You could install a database on a virtual machine just as you would do in a datacenter. Alternatively, Google Cloud offers fully managed database and storage services:

	Unstructured data (documents, images, audios, etc)
Cloud Storage	Four storage classes: 1. Standard storage (hot data) 2. Nearline storage (once per month) 3. Coldline storage (once 90 days) 4. Archive storage (once a year)
	Structured data (tables)
Cloud SQL	Transactional workloads, SQL, Local / regional scalability
Cloud Spanner	Transactional workloads, SQL, Global scalability
Firestore	Transactional workloads, NoSQL
BigQuery	Analytical workload, SQL (BigQuery is both a Storage and Analytic product)
Cloud Bigtable	Analytical workload, No-SQL

Big Data and Machine Learning Products

All the product can be divided into four general categories along the Data-to-AI workflow.

Categories:	Products
Ingestion & Process	Digest both realtime and batch data.

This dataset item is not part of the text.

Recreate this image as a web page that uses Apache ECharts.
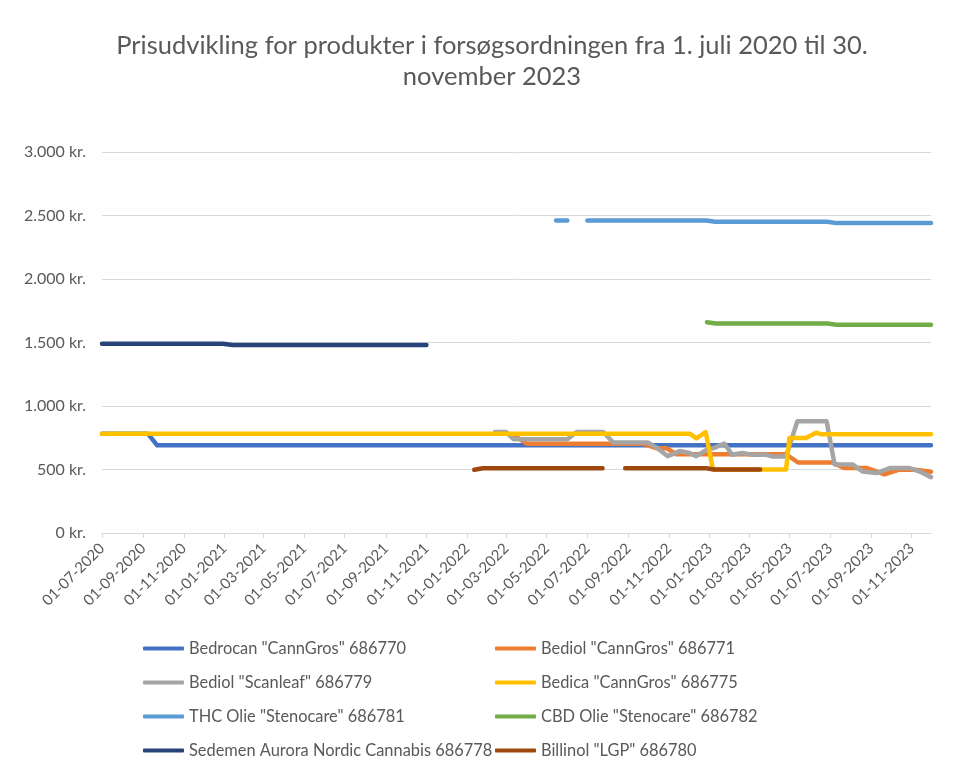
<!DOCTYPE html>
<html>
<head>
<meta charset="utf-8">
<script src="https://cdn.jsdelivr.net/npm/echarts@6/dist/echarts.min.js"></script>
<style>
html,body{margin:0;padding:0;background:#fff}
#c{width:953px;height:769px}
</style>
</head>
<body>
<div id="c"></div>
<script>
// ---- Data (price change points: [date, kr.]) ----
const titleText = 'Prisudvikling for produkter i forsøgsordningen fra 1. juli 2020 til 30.\nnovember 2023';
const seriesNames = [
  'Bedrocan "CannGros" 686770',
  'Bediol "CannGros" 686771',
  'Bediol "Scanleaf" 686779',
  'Bedica "CannGros" 686775',
  'THC Olie "Stenocare" 686781',
  'CBD Olie "Stenocare" 686782',
  'Sedemen Aurora Nordic Cannabis 686778',
  'Billinol "LGP" 686780'
];
const seriesColors = ['#4472C4','#ED7D31','#A5A5A5','#FFC000','#5B9BD5','#70AD47','#264478','#9E480E'];

const bedrocan = [['2020-07-01',782],['2020-09-08',782],['2020-09-22',690],['2023-11-30',690]];
const bediolCannGros = [['2022-03-01',785],['2022-03-15',760],['2022-04-01',703],['2022-09-22',703],
  ['2022-10-13',668],['2022-10-28',668],['2022-11-12',620],['2023-04-26',620],['2023-05-14',555],
  ['2023-07-05',555],['2023-07-22',512],['2023-08-25',512],['2023-09-21',462],['2023-10-12',498],
  ['2023-11-06',498],['2023-11-30',482]];
const bediolScanleaf = [['2022-02-12',795],['2022-03-01',795],['2022-03-12',738],['2022-06-01',738],
  ['2022-06-15',795],['2022-07-25',795],['2022-08-09',712],['2022-09-30',712],['2022-10-14',670],
  ['2022-10-30',605],['2022-11-17',645],['2022-12-02',630],['2022-12-12',605],['2022-12-26',650],
  ['2023-01-08',670],['2023-01-23',705],['2023-02-04',616],['2023-02-19',630],['2023-03-06',616],
  ['2023-03-27',616],['2023-04-05',603],['2023-04-26',603],['2023-05-13',880],['2023-06-26',880],
  ['2023-07-08',540],['2023-08-04',540],['2023-08-19',484],['2023-09-09',472],['2023-09-29',511],
  ['2023-10-29',511],['2023-11-13',484],['2023-11-30',440]];
const bedica = [['2020-07-01',782],['2022-12-02',782],['2022-12-12',745],['2022-12-26',795],
  ['2023-01-06',500],['2023-04-26',500],['2023-05-01',748],['2023-05-26',748],['2023-06-10',790],
  ['2023-06-17',778],['2023-11-30',778]];
const thcOlie = [['2022-05-15',2460],['2022-06-01',2460],['2022-06-15',null],['2022-07-01',2460],
  ['2022-12-27',2460],['2023-01-09',2450],['2023-06-27',2450],['2023-07-11',2440],['2023-11-30',2440]];
const cbdOlie = [['2022-12-28',1660],['2023-01-10',1650],['2023-06-27',1650],['2023-07-11',1640],['2023-11-30',1640]];
const sedemen = [['2020-07-01',1490],['2020-12-30',1490],['2021-01-13',1480],['2021-11-01',1480]];
const billinol = [['2022-01-12',498],['2022-01-25',510],['2022-07-24',510],['2022-08-10',null],
  ['2022-08-27',510],['2022-12-27',510],['2023-01-08',500],['2023-03-18',500]];

const allData = [bedrocan, bediolCannGros, bediolScanleaf, bedica, thcOlie, cbdOlie, sedemen, billinol];
const yTicks = {min: 0, max: 3000, interval: 500};
const xStart = [2020, 6, 1], xEnd = [2023, 10, 30];

// ---- Chart ----
const DAY = 86400000;
const pad = n => (n < 10 ? '0' : '') + n;
const fontFam = 'Lato, "Noto Sans", sans-serif';
const textColor = '#595959';
const gridColor = '#D9D9D9';

const legendCommon = {
  orient: 'vertical', top: 635, itemWidth: 41, itemHeight: 4, itemGap: 17,
  icon: 'roundRect',
  textStyle: {fontFamily: fontFam, fontSize: 16.4, color: textColor, lineHeight: 17}
};

const chart = echarts.init(document.getElementById('c'));
const option = {
  backgroundColor: '#fff',
  animation: false,
  title: {
    text: titleText,
    left: 487, top: 25, textAlign: 'center',
    textStyle: {fontFamily: fontFam, fontSize: 25.5, fontWeight: 'normal', color: textColor, lineHeight: 31}
  },
  legend: [
    Object.assign({}, legendCommon, {
      left: 138,
      data: [seriesNames[0], seriesNames[2], seriesNames[4], seriesNames[6]]
    }),
    Object.assign({}, legendCommon, {
      left: 490,
      data: [seriesNames[1], seriesNames[3], seriesNames[5], seriesNames[7]]
    })
  ],
  grid: {left: 102, right: 22, top: 152, bottom: 236, containLabel: false},
  xAxis: {
    type: 'time',
    min: +new Date(...xStart),
    max: +new Date(...xEnd),
    splitNumber: 20,
    minInterval: 62 * DAY,
    maxInterval: 62 * DAY,
    axisLine: {lineStyle: {color: gridColor, width: 1}},
    axisTick: {show: true, length: 5, lineStyle: {color: gridColor}},
    splitLine: {show: false},
    axisLabel: {
      rotate: 45, margin: 13, color: textColor, fontFamily: fontFam, fontSize: 15,
      hideOverlap: false,
      formatter: function (v) {
        const d = new Date(v);
        if (d.getDate() !== 1) return '';
        return pad(d.getDate()) + '-' + pad(d.getMonth() + 1) + '-' + d.getFullYear();
      }
    }
  },
  yAxis: {
    type: 'value',
    min: yTicks.min, max: yTicks.max, interval: yTicks.interval,
    axisLine: {show: false},
    axisTick: {show: false},
    splitLine: {lineStyle: {color: gridColor, width: 1}},
    axisLabel: {
      margin: 16, color: textColor, fontFamily: fontFam, fontSize: 16,
      formatter: v => String(v).replace(/\B(?=(\d{3})+(?!\d))/g, '.') + ' kr.'
    }
  },
  series: allData.map((d, i) => ({
    name: seriesNames[i],
    type: 'line',
    data: d,
    showSymbol: false,
    symbol: 'none',
    connectNulls: false,
    color: seriesColors[i],
    lineStyle: {width: 4.5, color: seriesColors[i], cap: 'round', join: 'round'}
  }))
};
chart.setOption(option);
</script>
</body>
</html>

Pub/Sub, Dataflow, Dataproc, Cloud Data Fusion
Storage	Cloud SQL, Cloud Spanner, Firestore, Cloud Bigtable
Analytics	Big Query, Google Data Studio, Looker
Machine Learning	ML development platforms: Vertex AI (Auto ML, Workbench, TensorFlow) AI solutions: (Document AI, Contact Center AI, Retail Product Discovery, Healthcare Data Engine, etc)

Streaming Data

Batch processing is when the processing and analysis happens on a set of stored data. Streaming data is quite different from batch processing. Streaming data is a flow of data records generated by various data sources. The processing of streaming data happens as the data flows through a system. This results in the analysis and reporting of events as they happen.

Streaming Data Processing means that the data is analyzed in near real time and that actions will be taken on the data as quickly as possible. Modern data processing has progressed from legacy batch processing of data toward working with real-time data streams.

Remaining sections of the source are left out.